Keempat, membantu mencarikan pasangan yang sesuai bagi anak-anaknya. Carilah yang memiliki  Saddha artinya mempunyai keyakinan atau agama yang sama dan berlindung pada Tiratana; carilah yang berperangai baik, murah hati dan tidak kikir namun tidak boros; dan carilah yang memilki kebijaksanaan yang cukup artinya pengertian, hormat setia dan sebagainya.

      Dalam Maha Mangala Jataka, pedoman memilih menantu perempuan agar kelak menjadi istri yang membawa berkah adalah sebagai berikut: ia harus orang yang ramah tamah, usianya sepadan, setia, baik hati, dan subur (dapat memberikan keturunan), memilki keyakinan, bermoral serta berasal dari keluarga baik-baik.

      Walaupun pemilihan dibatasi pada kreteria-kreteria tertentu, adalah lebih baik mengelak memilih seorang pria untuk dijadikan suami bila ia adalah; hidung belang, pemabuk, penjudi dan pemboros, (Vasala Sutta). Kesehatan hendaknya diperhatikan sebelum mereka melaksanakan pernikahan. Kalau tidak orangtua akan dihina karena keturunan mereka. Maka perlu memperhatikan hal ini demi kelangsungan dan masa depan anak-anak kita.




  1. Memberikan warisan pada saat yang tepat

Sebagai yang terakhir, memberikan warisan pada saat yang tepat. Orangtua yang
baik bukan hanya mencitai dan memelihara anak-anaknya selama dalam asuhan mereka saja, tetapi juga mempersiapkan kebahagiaan anak-anaknya di masa mendatang. Walaupun dengan dengan susah payah mereka mengumpulkan dan menyimpan harta, tetapi mereka akan menghadiahkannya dengan tulus dan rela kepada anak-anaknya. Warisan ini tidak hanya yang berbentuk materi, tetapi juga yang bukan materi seperti cinta kasih, ketulusan, kesabaran dan sebagainya. Justru warisan ini sangat penting untuk anak-anak kita. Jadi apa yang ditentukan sebagai sutau kewajiban bagi orangtua ini adalah merupakan sikap moral yang luhur karena akan mencegah terjadinya perselisihan dan konflik di antara mereka sebagai ahliwaris.

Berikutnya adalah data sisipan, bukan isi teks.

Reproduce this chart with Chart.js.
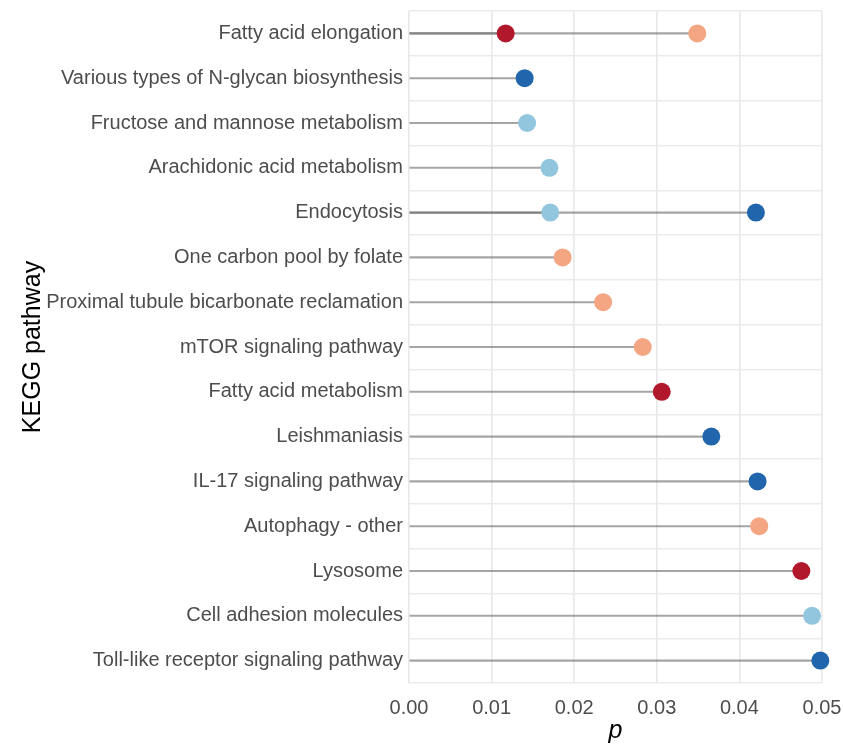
<!DOCTYPE html>
<html>
<head>
<meta charset="utf-8">
<script src="https://cdn.jsdelivr.net/npm/chart.js@4"></script>
<style>
  html, body { margin: 0; padding: 0; background: #fff; }
  canvas { display: block; }
</style>
</head>
<body>
<canvas id="lollipop" width="843" height="744"></canvas>
<script>
// ----- data -----
const pathways = [
    'Fatty acid elongation',
    'Various types of N-glycan biosynthesis',
    'Fructose and mannose metabolism',
    'Arachidonic acid metabolism',
    'Endocytosis',
    'One carbon pool by folate',
    'Proximal tubule bicarbonate reclamation',
    'mTOR signaling pathway',
    'Fatty acid metabolism',
    'Leishmaniasis',
    'IL-17 signaling pathway',
    'Autophagy - other',
    'Lysosome',
    'Cell adhesion molecules',
    'Toll-like receptor signaling pathway'
];

// one array per point colour, null = no point in that row
const p_darkred   = [0.0117, null, null, null, null, null, null, null, 0.0306, null, null, null, 0.0475, null, null];
const p_salmon    = [0.0349, null, null, null, null, 0.0186, 0.0235, 0.0283, null, null, null, 0.0424, null, null, null];
const p_lightblue = [null, null, 0.0143, 0.0170, 0.0171, null, null, null, null, null, null, null, null, 0.0488, null];
const p_darkblue  = [null, 0.0140, null, null, 0.0420, null, null, null, null, 0.0366, 0.0422, null, null, null, 0.0498];

const xTicks = [0, 0.01, 0.02, 0.03, 0.04, 0.05];

const groups = [
    { values: p_darkred,   color: '#B2182B' },
    { values: p_salmon,    color: '#F4A582' },
    { values: p_lightblue, color: '#92C5DE' },
    { values: p_darkblue,  color: '#2166AC' }
];

const FONT = "'Liberation Sans', Arial, Helvetica, sans-serif";

// ----- datasets: a thin floating bar from 0 (the stick) + a point (the head) -----
const datasets = [];
groups.forEach(function (g) {
    datasets.push({
        type: 'bar',
        data: g.values.map(v => v == null ? null : [0, v]),
        backgroundColor: 'rgba(110, 110, 110, 0.62)',
        borderWidth: 0,
        barThickness: 1.4,
        grouped: false,
        order: 2
    });
});
groups.forEach(function (g) {
    datasets.push({
        type: 'line',
        indexAxis: 'y',
        data: g.values,
        showLine: false,
        pointRadius: 9,
        pointHoverRadius: 9,
        pointBackgroundColor: g.color,
        pointBorderColor: g.color,
        pointBorderWidth: 0,
        clip: false,
        order: 1
    });
});

const config_lollipop = {
    type: 'bar',
    data: {
        labels: pathways,
        datasets: datasets
    },
    options: {
        indexAxis: 'y',
        responsive: false,
        animation: false,
        layout: {
            padding: { top: 11, right: 21, bottom: 0, left: 0 }
        },
        plugins: {
            legend: { display: false },
            tooltip: { enabled: false }
        },
        scales: {
            x: {
                type: 'linear',
                min: 0,
                max: 0.05,
                afterBuildTicks: function (scale) {
                    scale.ticks = xTicks.map(v => ({ value: v }));
                },
                afterFit: function (scale) {
                    scale.height = 61;
                    scale.paddingLeft = 0;
                    scale.paddingRight = 0;
                },
                border: { display: false },
                grid: {
                    color: '#E8E8E8',
                    lineWidth: 1.6,
                    drawTicks: false
                },
                ticks: {
                    color: '#4D4D4D',
                    padding: 13,
                    font: { family: FONT, size: 20 },
                    callback: v => Number(v).toFixed(2)
                },
                title: {
                    display: true,
                    text: 'p',
                    color: '#000',
                    padding: { top: 0, bottom: 0 },
                    font: { family: FONT, size: 25, style: 'italic', lineHeight: 1 }
                }
            },
            y: {
                type: 'category',
                offset: true,
                afterFit: function (scale) {
                    scale.width = 409;
                    scale.paddingTop = 0;
                    scale.paddingBottom = 0;
                },
                border: { display: false },
                grid: {
                    offset: true,
                    color: '#EBEBEB',
                    lineWidth: 1.4,
                    drawTicks: false
                },
                ticks: {
                    color: '#4D4D4D',
                    padding: 6,
                    autoSkip: false,
                    font: { family: FONT, size: 20 }
                },
                title: {
                    display: true,
                    text: 'KEGG pathway',
                    color: '#000',
                    padding: { top: 21, bottom: 0 },
                    font: { family: FONT, size: 25, lineHeight: 1 }
                }
            }
        }
    }
};

var lollipop = new Chart(
    document.getElementById('lollipop'),
    config_lollipop
);
</script>
</body>
</html>
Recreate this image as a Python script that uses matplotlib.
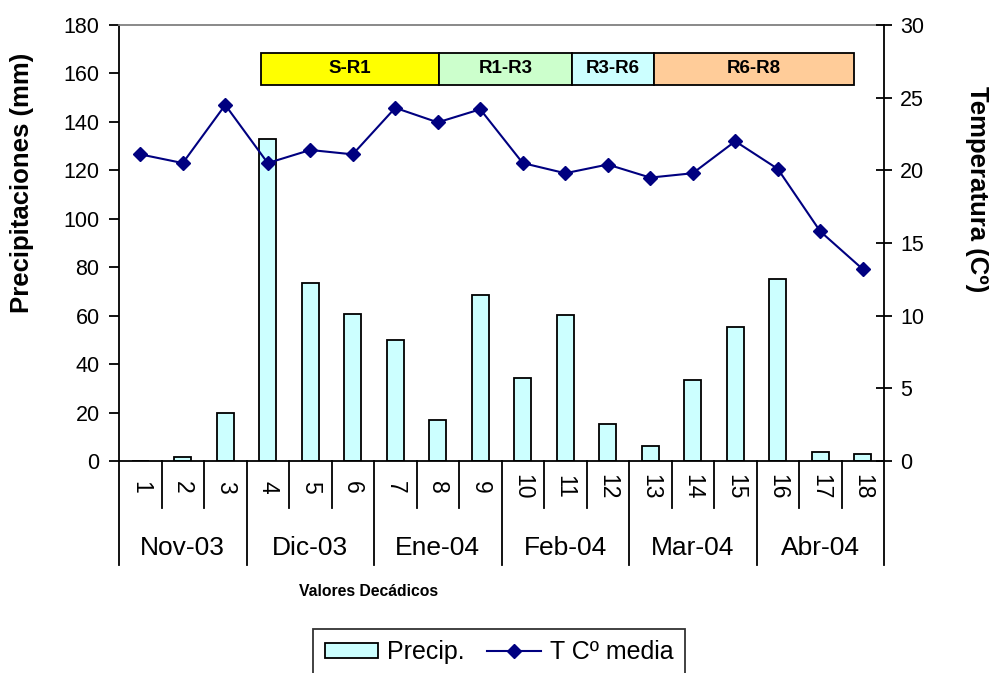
import matplotlib
matplotlib.use("Agg")
import matplotlib.pyplot as plt
from matplotlib.patches import Rectangle
from matplotlib.lines import Line2D
import matplotlib.transforms as mtransforms

plt.rcParams['font.family'] = ['Liberation Sans', 'DejaVu Sans']

# ---- data ----
decades = [str(i) for i in range(1, 19)]
months = ["Nov-03", "Dic-03", "Ene-04", "Feb-04", "Mar-04", "Abr-04"]
precip = [0, 1.5, 20, 133, 73.5, 60.5, 49.8, 16.8, 68.7, 34.1, 60.4, 15.1,
          6.1, 33.3, 55.5, 75.3, 3.6, 2.8]
temp = [21.1, 20.5, 24.5, 20.5, 21.4, 21.1, 24.3, 23.3, 24.2, 20.5, 19.8, 20.4,
        19.5, 19.8, 22.0, 20.1, 15.8, 13.2]
phase_labels = ["S-R1", "R1-R3", "R3-R6", "R6-R8"]
phase_start = [3.83, 8.03, 11.15, 13.09]
phase_end = [8.03, 11.15, 13.09, 17.79]
phase_colors = ["#FFFF00", "#CCFFCC", "#CCFFFF", "#FFCC99"]

W, H = 989, 673
fig = plt.figure(figsize=(W / 100, H / 100), dpi=100)
ax = fig.add_axes([119 / W, 1 - 461 / H, 765 / W, 436 / H])
ax2 = ax.twinx()

x = list(range(1, 19))
bars = ax.bar(x, precip, width=0.39, color="#CCFFFF", edgecolor="black",
              linewidth=1.3, zorder=2)
line, = ax2.plot(x, temp, color="#000080", marker="D", markersize=7,
                 linewidth=1.5, zorder=3)

ax.set_xlim(0.5, 18.5)
ax.set_ylim(0, 180)
ax.set_yticks(range(0, 181, 20))
ax2.set_ylim(0, 30)
ax2.set_yticks(range(0, 31, 5))
ax.set_xticks([])

for a in (ax, ax2):
    for s in a.spines.values():
        s.set_linewidth(1.3)
ax.spines['top'].set_color("#808080")
ax.spines['right'].set_visible(False)
ax2.spines['top'].set_visible(False)
ax2.spines['left'].set_visible(False)
ax2.spines['bottom'].set_visible(False)

ax.tick_params(axis='y', direction='out', length=7, width=1.3, pad=7,
               labelsize=15.5)
ax2.tick_params(axis='y', direction='inout', length=11, width=1.3, pad=6,
                labelsize=15.5)

# phase boxes
for lab, s, e, c in zip(phase_labels, phase_start, phase_end, phase_colors):
    ax.add_patch(Rectangle((s, 155.2), e - s, 13.4, facecolor=c,
                           edgecolor="black", linewidth=1.3, zorder=4))
    ax.text((s + e) / 2, 161.9, lab, ha="center", va="center",
            fontsize=13.5, fontweight="bold", zorder=5)

# multi-level category axis
trans = mtransforms.blended_transform_factory(ax.transData, ax.transAxes)
y_num_line = (461 - 508) / 436
y_month_line = (461 - 565) / 436
for b in range(0, 19):
    xb = b + 0.5
    y_end = y_month_line if b % 3 == 0 else y_num_line
    ax.add_line(Line2D([xb, xb], [0, y_end], transform=trans, color="black",
                       linewidth=1.3, clip_on=False))
for i, d in enumerate(decades):
    ax.text(i + 1, (461 - 487) / 436, d, transform=trans, ha="center",
            va="center", rotation=-90, fontsize=16.5)
for j, m in enumerate(months):
    ax.text(3 * j + 2, (461 - 548) / 436, m, transform=trans, ha="center",
            va="center", fontsize=19)

fig.text(369 / W, 1 - 592 / H, "Valores Decádicos", ha="center", va="center",
         fontsize=11.3, fontweight="bold")
fig.text(22 / W, 1 - 183 / H, "Precipitaciones (mm)", ha="center",
         va="center", rotation=90, fontsize=18.5, fontweight="bold")
fig.text(977 / W, 1 - 189 / H, "Temperatura (Cº)", ha="center", va="center",
         rotation=-90, fontsize=18.5, fontweight="bold")

leg = fig.legend([bars, line], ["Precip.", "T Cº media"], loc="upper center",
                 bbox_to_anchor=(499 / W, 1 - 629 / H), ncol=2, fontsize=18,
                 frameon=True, fancybox=False, edgecolor="black",
                 handlelength=2.15, handleheight=0.6, handletextpad=0.35,
                 columnspacing=0.9, borderpad=0.45, borderaxespad=0)
leg.get_frame().set_linewidth(1.3)

fig.savefig("out.png", dpi=100)
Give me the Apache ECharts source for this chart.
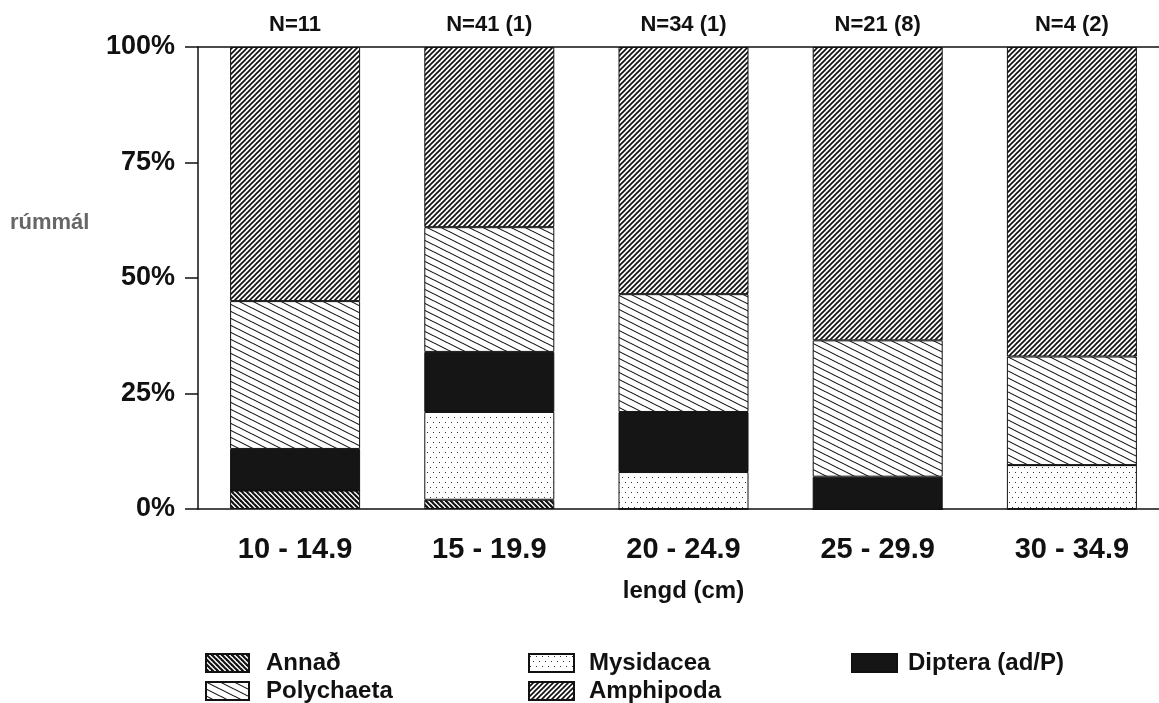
<!DOCTYPE html>
<html>
<head>
<meta charset="utf-8">
<script src="https://cdn.jsdelivr.net/npm/echarts@6/dist/echarts.min.js"></script>
<style>
  html, body { margin: 0; padding: 0; background: #fff; }
  #chart { width: 1159px; height: 703px; }
</style>
</head>
<body>
<div id="chart"></div>
<script>
  // lengdarflokkar og fjöldi fiska
  const categories = ['10 - 14.9', '15 - 19.9', '20 - 24.9', '25 - 29.9', '30 - 34.9'];
  const nLabels = ['N=11', 'N=41 (1)', 'N=34 (1)', 'N=21 (8)', 'N=4 (2)'];
  const yTicks = [0, 25, 50, 75, 100];

  // hlutfall af rúmmáli (%), neðst -> efst
  const annad = [4, 2, 0, 0, 0];
  const mysidacea = [0, 19, 8, 0, 9.5];
  const diptera = [9, 13, 13, 7, 0];
  const polychaeta = [32, 27, 25.5, 29.5, 23.5];
  const amphipoda = [55, 39, 53.5, 63.5, 67];

  const FONT = '"Liberation Sans", Arial, sans-serif';

  // mynstur fyrir súlurnar
  function hatch(w, h, dir, lw, color) {
    const c = document.createElement('canvas');
    c.width = w; c.height = h;
    const ctx = c.getContext('2d');
    ctx.fillStyle = '#fff';
    ctx.fillRect(0, 0, w, h);
    ctx.strokeStyle = color;
    ctx.lineWidth = lw;
    for (let k = -1; k <= 1; k++) {
      ctx.beginPath();
      if (dir === '/') {
        ctx.moveTo(k * w - w, 2 * h);
        ctx.lineTo(k * w + 2 * w, -h);
      } else {
        ctx.moveTo(k * w - w, -h);
        ctx.lineTo(k * w + 2 * w, 2 * h);
      }
      ctx.stroke();
    }
    return { image: c, repeat: 'repeat' };
  }
  function dots() {
    const c = document.createElement('canvas');
    c.width = 6; c.height = 10;
    const ctx = c.getContext('2d');
    ctx.fillStyle = '#fff';
    ctx.fillRect(0, 0, 6, 10);
    ctx.fillStyle = '#333';
    ctx.fillRect(1, 2, 1, 1);
    ctx.fillRect(4, 7, 1, 1);
    return { image: c, repeat: 'repeat' };
  }

  const fills = {
    annad: hatch(5, 5, '\\', 2.2, '#111'),
    mysidacea: dots(),
    diptera: '#151515',
    polychaeta: hatch(14, 7, '\\', 1.1, '#111'),
    amphipoda: hatch(5, 5, '/', 1.7, '#111')
  };

  function barSeries(name, data, fill) {
    return {
      name: name,
      type: 'bar',
      stack: 'rummal',
      barWidth: 130,
      data: data,
      itemStyle: { color: fill, borderColor: '#111', borderWidth: 1 }
    };
  }

  // ein skýring fyrir hvern lið
  function legendItem(name, left, top, iconW, gap) {
    return {
      data: [name], left: left, top: top, icon: 'rect',
      itemWidth: iconW, itemHeight: 18,
      textStyle: { fontFamily: FONT, fontSize: 24, fontWeight: 'bold', color: '#111',
        lineHeight: 18, padding: [0, 0, 0, gap] }
    };
  }

  const chart = echarts.init(document.getElementById('chart'));
  chart.setOption({
    animation: false,
    backgroundColor: '#fff',
    grid: { left: 198, width: 971, top: 47, bottom: 194, outerBoundsMode: 'none' },
    graphic: [{
      type: 'text',
      left: 10,
      top: 212,
      style: { text: 'rúmmál', font: 'bold 22px ' + FONT, fill: '#666' }
    }],
    legend: [
      legendItem('Annað', 200, 646, 43, 12),
      legendItem('Polychaeta', 200, 674, 43, 12),
      legendItem('Mysidacea', 523, 646, 45, 10),
      legendItem('Amphipoda', 523, 674, 45, 10),
      legendItem('Diptera (ad/P)', 846, 646, 45, 6)
    ],
    xAxis: [
      {
        type: 'category',
        data: categories,
        name: 'lengd (cm)',
        nameLocation: 'middle',
        nameGap: 70,
        nameTextStyle: { fontFamily: FONT, fontSize: 24, fontWeight: 'bold', color: '#111' },
        axisLine: { lineStyle: { color: '#111', width: 1.5 } },
        axisTick: { alignWithLabel: true, length: 12, lineStyle: { color: '#111', width: 1.5 } },
        axisLabel: { fontFamily: FONT, fontSize: 29, fontWeight: 'bold', color: '#111', margin: 26 }
      },
      {
        type: 'category',
        position: 'top',
        data: nLabels,
        axisLine: { lineStyle: { color: '#111', width: 1.5 } },
        axisTick: { show: false },
        axisLabel: { fontFamily: FONT, fontSize: 22, fontWeight: 'bold', color: '#111', margin: 11 }
      }
    ],
    yAxis: {
      type: 'value',
      min: yTicks[0],
      max: yTicks[yTicks.length - 1],
      interval: yTicks[1] - yTicks[0],
      splitLine: { show: false },
      axisLine: { show: true, lineStyle: { color: '#111', width: 1.5 } },
      axisTick: { show: true, length: 13, lineStyle: { color: '#111', width: 1.5 } },
      axisLabel: { fontFamily: FONT, fontSize: 27, fontWeight: 'bold', color: '#111', margin: 23, formatter: '{value}%' }
    },
    series: [
      barSeries('Annað', annad, fills.annad),
      barSeries('Mysidacea', mysidacea, fills.mysidacea),
      barSeries('Diptera (ad/P)', diptera, fills.diptera),
      barSeries('Polychaeta', polychaeta, fills.polychaeta),
      barSeries('Amphipoda', amphipoda, fills.amphipoda)
    ]
  });
</script>
</body>
</html>
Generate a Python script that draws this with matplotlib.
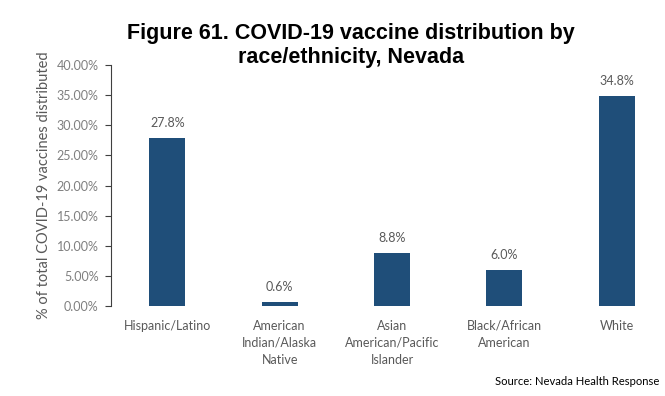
import matplotlib.pyplot as plt
from matplotlib.ticker import FuncFormatter

# data
groups = ['Hispanic/Latino', 'American\nIndian/Alaska\nNative', 'Asian\nAmerican/Pacific\nIslander',
          'Black/African\nAmerican', 'White']
shares = [27.8, 0.6, 8.8, 6.0, 34.8]
bar_labels = ['27.8%', '0.6%', '8.8%', '6.0%', '34.8%']

plt.rcParams['font.family'] = ['Lato', 'DejaVu Sans']

fig = plt.figure(figsize=(6.65, 3.96), dpi=100)
ax = fig.add_axes([0.167, 0.227, 0.845, 0.609])

x = list(range(len(groups)))
bars = ax.bar(x, shares, width=0.32, color='#1F4E79')
for b, lab in zip(bars, bar_labels):
    ax.text(b.get_x() + b.get_width() / 2, b.get_height() + 1.5, lab,
            ha='center', va='bottom', fontsize=9, color='#595959')

ax.set_xlim(-0.5, len(groups) - 0.5)
ax.set_ylim(0, 40)
ax.set_yticks(range(0, 41, 5))
ax.yaxis.set_major_formatter(FuncFormatter(lambda v, p: f'{v:.2f}%'))
ax.set_xticks(x)
ax.set_xticklabels(groups, fontsize=9, color='#595959', linespacing=1.5)
ax.tick_params(axis='x', length=0, pad=10)
ax.tick_params(axis='y', labelsize=9, labelcolor='#7f7f7f', length=4, color='#404040', pad=5)

for s in ['top', 'right', 'bottom']:
    ax.spines[s].set_visible(False)
ax.spines['left'].set_color('#404040')

ax.set_ylabel('% of total COVID-19 vaccines distributed', fontsize=10.5, color='#595959', labelpad=4)

fig.text(0.528, 0.886, 'Figure 61. COVID-19 vaccine distribution by\nrace/ethnicity, Nevada',
         ha='center', va='center', fontsize=15.5, fontweight='bold',
         family=['Liberation Sans', 'DejaVu Sans'], linespacing=1.2)
fig.text(0.745, 0.028, 'Source: Nevada Health Response', fontsize=8.1, color='black')

fig.savefig('out.png', dpi=100, facecolor='white')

      Dapat disimpulkan bahwa agama Buddha tidak membedakan kedudukan anak yang lahir pertama atau yang terakhir baik pria maupun wanita, yang sukses dalam pendidikan atau tidak; sehingga di dalam menyerahkan harta kekayaan akan dilandasi pengertian benar yang akhirnya tidak ada rasa irihati dan kecemburuan. Sehingga mereka bisa mempergunakan warisan tersebut sesuai dengan kebutuhannya. Karena harapan orangtua adalah supaya hidup mandiri dan sukses baik secara lahir maupun batinya.